About 30 years later, Donny (Adam Sandler, doing "silly voice number four" and something like a Boston accent) is washed up. He seems to have an endless supply of beer bottles on his person (which he uses as weapons at various times when the chips are down), spends his free time at a local strip club, and owes the government $40,000 in back taxes (He assumed they took it automatically, a wishful thought that the IRS said was the stupidest thing they've ever heard). A sleazy TV host (Dan Patrick) offers Donny $50,000 if he can convince his estranged son, whom Donny originally named "Han Solo" ("the coolest name ever" in the mind of a 13-year-old boy), to join him in a reunion with the son's mother in prison.

Han Solo is now Todd (Andy Samberg), an on-the-rise hedge fund manager with a pretty fiancée named Jamie (Leighton Meester) and nothing but success in his future. On the weekend of their wedding, Donny shows up unannounced and learns that his son has been telling people that his father died in an explosion when Todd was just a boy. To keep up appearances, Todd says that Donny is only an old friend; Donny insists he once saved Todd's life when he tried to retrieve a burrito that fell on railroad tracks ("Why didn't you just get another burrito," everyone who hears the story asks—one of many obvious holes in Donny's story, Todd has to keep explaining without much enthusiasm, lest anyone catch on).

At this point, the setup loses whatever potential for cultural observations evaporates in favor of a string of increasingly off-color and crude humor. Gone is the implied double standard of the case of Donny and his teacher. Gone is the look at a man who manages to maintain a certain level of fame simply because he was famous for a short period of time (That idea does continue with the inclusion of former rapper Vanilla Ice and former child star Todd Bridges as Donny's friends—one of them is portrayed with, at best, questionable taste).

Instead, it becomes a string of gags that show how crass Donny is and how horrified Todd is of his father's behavior while trying to suppress anything that makes it seem as if they are alike (Both have a talent for math, to name one thing). Of course, everyone loves Donny for his unapologetic manner, which appalls Todd even further.

The men at the pre-wedding party share stories about their own sexual attraction to teachers in their youth, although most of them wind up sounding like sociopaths in the process. It's only a matter of time before Jamie's grandmother (Peggy Stewart) does something about the fact that Donny uses her picture to masturbate one night.

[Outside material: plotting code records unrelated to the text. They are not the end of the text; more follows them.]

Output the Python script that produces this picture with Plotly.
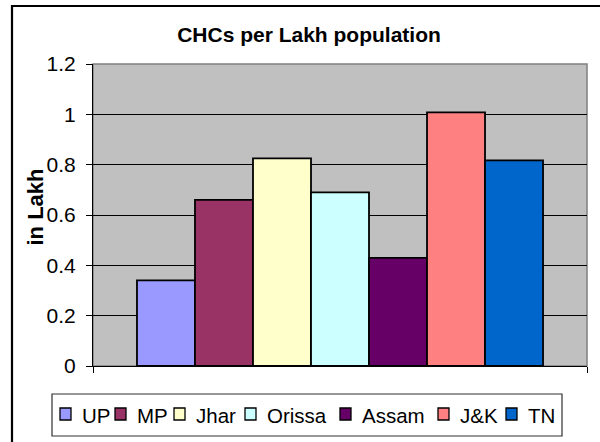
import plotly.graph_objects as go

# ---- data ----
states = ["UP", "MP", "Jhar", "Orissa", "Assam", "J&K", "TN"]
values = [0.34, 0.66, 0.825, 0.69, 0.43, 1.008, 0.817]
colors = ["#9999FF", "#993366", "#FFFFCC", "#CCFFFF", "#660066", "#FF8080", "#0066CC"]
y_ticks = [0, 0.2, 0.4, 0.6, 0.8, 1.0, 1.2]
y_tick_text = ["0", "0.2", "0.4", "0.6", "0.8", "1", "1.2"]

# ---- layout constants (pixels) ----
FONT = "Liberation Sans, Arial, sans-serif"
W, H = 600, 442
L, R, T, B = 93, 13, 64, 76
PW, PH = W - L - R, H - T - B

# legend layout (pixel positions of each legend square's left edge)
LEG_BOX = (52, 394, 562, 436)
LEG_SQ_X = [60, 115, 174, 245, 340, 438, 506]
LEG_SQ_Y = (408, 420)
LEG_SQ_W = 11
LEG_TEXT_DX = 20
LEG_TEXT_Y = 415


def px(x):
    return (x - L) / PW


def py(y):
    return (H - B - y) / PH


fig = go.Figure()
for s, v, c in zip(states, values, colors):
    fig.add_trace(go.Bar(
        x=[0], y=[v], name=s,
        marker=dict(color=c, line=dict(color="black", width=1.8)),
    ))

fig.update_layout(
    width=W, height=H,
    margin=dict(l=L, r=R, t=T, b=B, pad=0, autoexpand=False),
    paper_bgcolor="white",
    plot_bgcolor="#C0C0C0",
    barmode="group",
    bargap=0.178,
    bargroupgap=0,
    showlegend=False,
    font=dict(family=FONT, size=20, color="black"),
    title=dict(
        text="<b>CHCs per Lakh population</b>",
        font=dict(family=FONT, size=21, color="black"),
        xref="container", yref="container",
        x=309 / W, y=1 - 35 / H, xanchor="center", yanchor="middle",
    ),
    xaxis=dict(
        range=[-0.5, 0.5], showgrid=False, zeroline=False, automargin=False,
        showline=True, linecolor="black", linewidth=1,
        tickvals=[-0.5, 0.5], ticks="outside", ticklen=6,
        tickcolor="black", showticklabels=False, fixedrange=True,
    ),
    yaxis=dict(
        range=[0, 1.2], tickvals=y_ticks, ticktext=y_tick_text,
        showgrid=True, gridcolor="black", gridwidth=1, automargin=False,
        zeroline=False, showline=True, linecolor="black", linewidth=1,
        ticks="outside", ticklen=6, tickcolor="black",
        tickfont=dict(size=21), ticklabelstandoff=6, fixedrange=True,
    ),
)

# y-axis title
fig.add_annotation(text="<b>in Lakh</b>", xref="paper", yref="paper",
                   x=px(34.5), y=py(207), textangle=-90, showarrow=False,
                   xanchor="center", yanchor="middle",
                   font=dict(family=FONT, size=22, color="black"))

# gray plot-area frame
fig.add_shape(type="rect", xref="paper", yref="paper", x0=0, x1=1, y0=0, y1=1,
              line=dict(color="#808080", width=1.5), layer="below")

# outer chart border (left/top edges visible, the rest cropped off)
fig.add_shape(type="rect", xref="paper", yref="paper",
              x0=px(12), x1=px(W + 20), y0=py(H + 20), y1=py(6),
              line=dict(color="black", width=2.2), layer="above")

# legend box
lx0, ly0, lx1, ly1 = LEG_BOX
fig.add_shape(type="rect", xref="paper", yref="paper",
              x0=px(lx0), x1=px(lx1), y0=py(ly1), y1=py(ly0),
              line=dict(color="#303030", width=1.2), fillcolor="white", layer="above")

# legend entries
for s, c, sx in zip(states, colors, LEG_SQ_X):
    fig.add_shape(type="rect", xref="paper", yref="paper",
                  x0=px(sx), x1=px(sx + LEG_SQ_W),
                  y0=py(LEG_SQ_Y[1]), y1=py(LEG_SQ_Y[0]),
                  line=dict(color="black", width=1.3), fillcolor=c, layer="above")
    fig.add_annotation(text=s, xref="paper", yref="paper",
                       x=px(sx + LEG_TEXT_DX), y=py(LEG_TEXT_Y),
                       xanchor="left", yanchor="middle", showarrow=False,
                       font=dict(family=FONT, size=20.5, color="black"))

fig.write_html(
    "out.html",
    config={"displayModeBar": False, "staticPlot": True},
    post_script="document.body.style.margin='0';document.body.style.overflow='hidden';",
)
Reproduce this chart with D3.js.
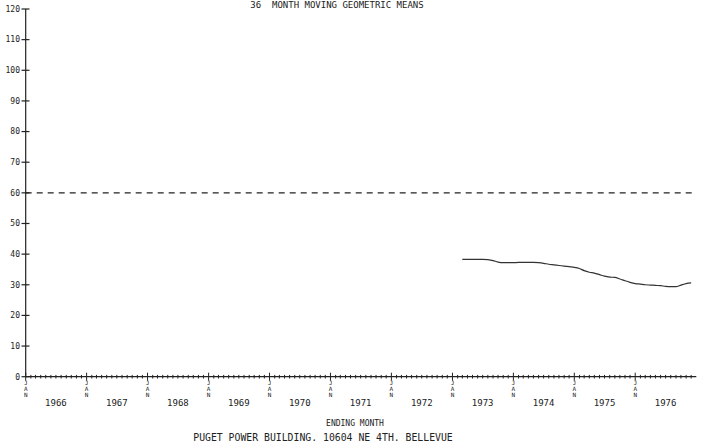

A few instances of the more outrageous material are admittedly amusing (There are a couple of moments in which characters must react to learning about incest that are, perhaps, the only rational ways one could react to such knowledge), but an overwhelming chunk is transparent or filler. That's My Boy is a step up from Sandler's more recent fare; then again, it doesn't take that much effort to rise above a bar that low.